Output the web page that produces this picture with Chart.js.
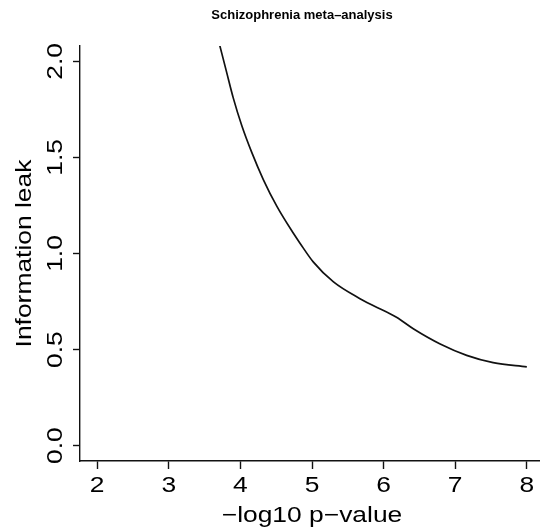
<!DOCTYPE html>
<html>
<head>
<meta charset="utf-8">
<script src="https://cdn.jsdelivr.net/npm/chart.js@4"></script>
<style>
  html, body { margin: 0; padding: 0; background: #fff; overflow: hidden; }
  #wrap { width: 545px; height: 531px; }
</style>
</head>
<body>
<div id="wrap"><canvas id="c" width="545" height="531"></canvas></div>
<script>
// ---- data ----
const chartTitle = "Schizophrenia meta–analysis";
const xTitle = "−log10 p−value";
const yTitle = "Information leak";
const xTicks = [2, 3, 4, 5, 6, 7, 8];
const xTickLabels = ["2", "3", "4", "5", "6", "7", "8"];
const yTicks = [0, 0.5, 1, 1.5, 2];
const yTickLabels = ["0.0", "0.5", "1.0", "1.5", "2.0"];
const pValueX = [3.70, 3.81, 3.90, 4.02, 4.16, 4.32, 4.51, 4.74, 4.83, 5.02, 5.30, 5.67, 5.86, 6.18, 6.42, 6.79, 7.16, 7.53, 8.00];
const leakY   = [2.10, 1.94, 1.81, 1.665, 1.525, 1.385, 1.245, 1.105, 1.055, 0.955, 0.852, 0.765, 0.728, 0.668, 0.607, 0.529, 0.470, 0.432, 0.410];

const FONT = '"Liberation Sans", Arial, Helvetica, sans-serif';
const STRETCH = 1.2;

const textPlugin = {
  id: 'rtext',
  afterDraw(chart) {
    const ctx = chart.ctx;
    const xs = chart.scales.x, ys = chart.scales.y;
    ctx.save();
    ctx.fillStyle = '#000';
    // main title
    ctx.font = 'bold 13px ' + FONT;
    ctx.textAlign = 'center';
    ctx.textBaseline = 'alphabetic';
    ctx.fillText(chartTitle, 302, 18.5);

    ctx.font = '22px ' + FONT;
    // x tick labels
    xTicks.forEach((v, i) => {
      const px = xs.getPixelForValue(v);
      ctx.save();
      ctx.translate(px, 491.5);
      ctx.scale(STRETCH, 1);
      ctx.fillText(xTickLabels[i], 0, 0);
      ctx.restore();
    });
    // y tick labels (rotated)
    yTicks.forEach((v, i) => {
      const py = ys.getPixelForValue(v);
      ctx.save();
      ctx.translate(62, py);
      ctx.rotate(-Math.PI / 2);
      ctx.scale(STRETCH, 1);
      ctx.fillText(yTickLabels[i], 0, 0);
      ctx.restore();
    });
    // x axis title
    ctx.save();
    ctx.translate((chart.chartArea.left + chart.chartArea.right) / 2, 522);
    ctx.scale(STRETCH, 1);
    ctx.fillText(xTitle, 0, 0);
    ctx.restore();
    // y axis title
    ctx.save();
    ctx.translate(31, (chart.chartArea.top + chart.chartArea.bottom) / 2);
    ctx.rotate(-Math.PI / 2);
    ctx.scale(STRETCH, 1);
    ctx.fillText(yTitle, 0, 0);
    ctx.restore();
    ctx.restore();
  }
};

const axisCommon = {
  type: 'linear',
  ticks: { display: false },
  grid: {
    display: true,
    drawOnChartArea: false,
    drawTicks: true,
    tickColor: '#111',
    tickWidth: 1.4
  },
  border: { display: true, color: '#111', width: 1.4 }
};

new Chart(document.getElementById('c'), {
  type: 'scatter',
  data: {
    datasets: [{
      data: pValueX.map((x, i) => ({ x: x, y: leakY[i] })),
      showLine: true,
      borderColor: '#111',
      borderWidth: 1.7,
      pointRadius: 0,
      pointHoverRadius: 0,
      cubicInterpolationMode: 'monotone',
      fill: false
    }]
  },
  options: {
    responsive: false,
    animation: false,
    devicePixelRatio: 1,
    events: [],
    layout: { padding: { top: 46, right: 1, left: 0, bottom: 0 } },
    plugins: { legend: { display: false }, title: { display: false }, tooltip: { enabled: false } },
    scales: {
      x: Object.assign({}, axisCommon, {
        min: 1.76, max: 8.24,
        grid: Object.assign({}, axisCommon.grid, { tickLength: 8 }),
        afterBuildTicks: s => { s.ticks = xTicks.map(v => ({ value: v })); },
        afterFit: s => { s.height = 70; }
      }),
      y: Object.assign({}, axisCommon, {
        min: -0.08, max: 2.08,
        grid: Object.assign({}, axisCommon.grid, { tickLength: 7 }),
        afterBuildTicks: s => { s.ticks = yTicks.map(v => ({ value: v })); },
        afterFit: s => { s.width = 80; }
      })
    }
  },
  plugins: [textPlugin]
});
</script>
</body>
</html>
----
Short task:
Restate the data word for word from its first line through the line with "ctx.fillText(chartTitle, 302, 18.5);", leaving out any picture along the way.

Exercise result:
Output the web page that produces this picture with Chart.js.
<!DOCTYPE html>
<html>
<head>
<meta charset="utf-8">
<script src="https://cdn.jsdelivr.net/npm/chart.js@4"></script>
<style>
  html, body { margin: 0; padding: 0; background: #fff; overflow: hidden; }
  #wrap { width: 545px; height: 531px; }
</style>
</head>
<body>
<div id="wrap"><canvas id="c" width="545" height="531"></canvas></div>
<script>
// ---- data ----
const chartTitle = "Schizophrenia meta–analysis";
const xTitle = "−log10 p−value";
const yTitle = "Information leak";
const xTicks = [2, 3, 4, 5, 6, 7, 8];
const xTickLabels = ["2", "3", "4", "5", "6", "7", "8"];
const yTicks = [0, 0.5, 1, 1.5, 2];
const yTickLabels = ["0.0", "0.5", "1.0", "1.5", "2.0"];
const pValueX = [3.70, 3.81, 3.90, 4.02, 4.16, 4.32, 4.51, 4.74, 4.83, 5.02, 5.30, 5.67, 5.86, 6.18, 6.42, 6.79, 7.16, 7.53, 8.00];
const leakY   = [2.10, 1.94, 1.81, 1.665, 1.525, 1.385, 1.245, 1.105, 1.055, 0.955, 0.852, 0.765, 0.728, 0.668, 0.607, 0.529, 0.470, 0.432, 0.410];

const FONT = '"Liberation Sans", Arial, Helvetica, sans-serif';
const STRETCH = 1.2;

const textPlugin = {
  id: 'rtext',
  afterDraw(chart) {
    const ctx = chart.ctx;
    const xs = chart.scales.x, ys = chart.scales.y;
    ctx.save();
    ctx.fillStyle = '#000';
    // main title
    ctx.font = 'bold 13px ' + FONT;
    ctx.textAlign = 'center';
    ctx.textBaseline = 'alphabetic';
    ctx.fillText(chartTitle, 302, 18.5);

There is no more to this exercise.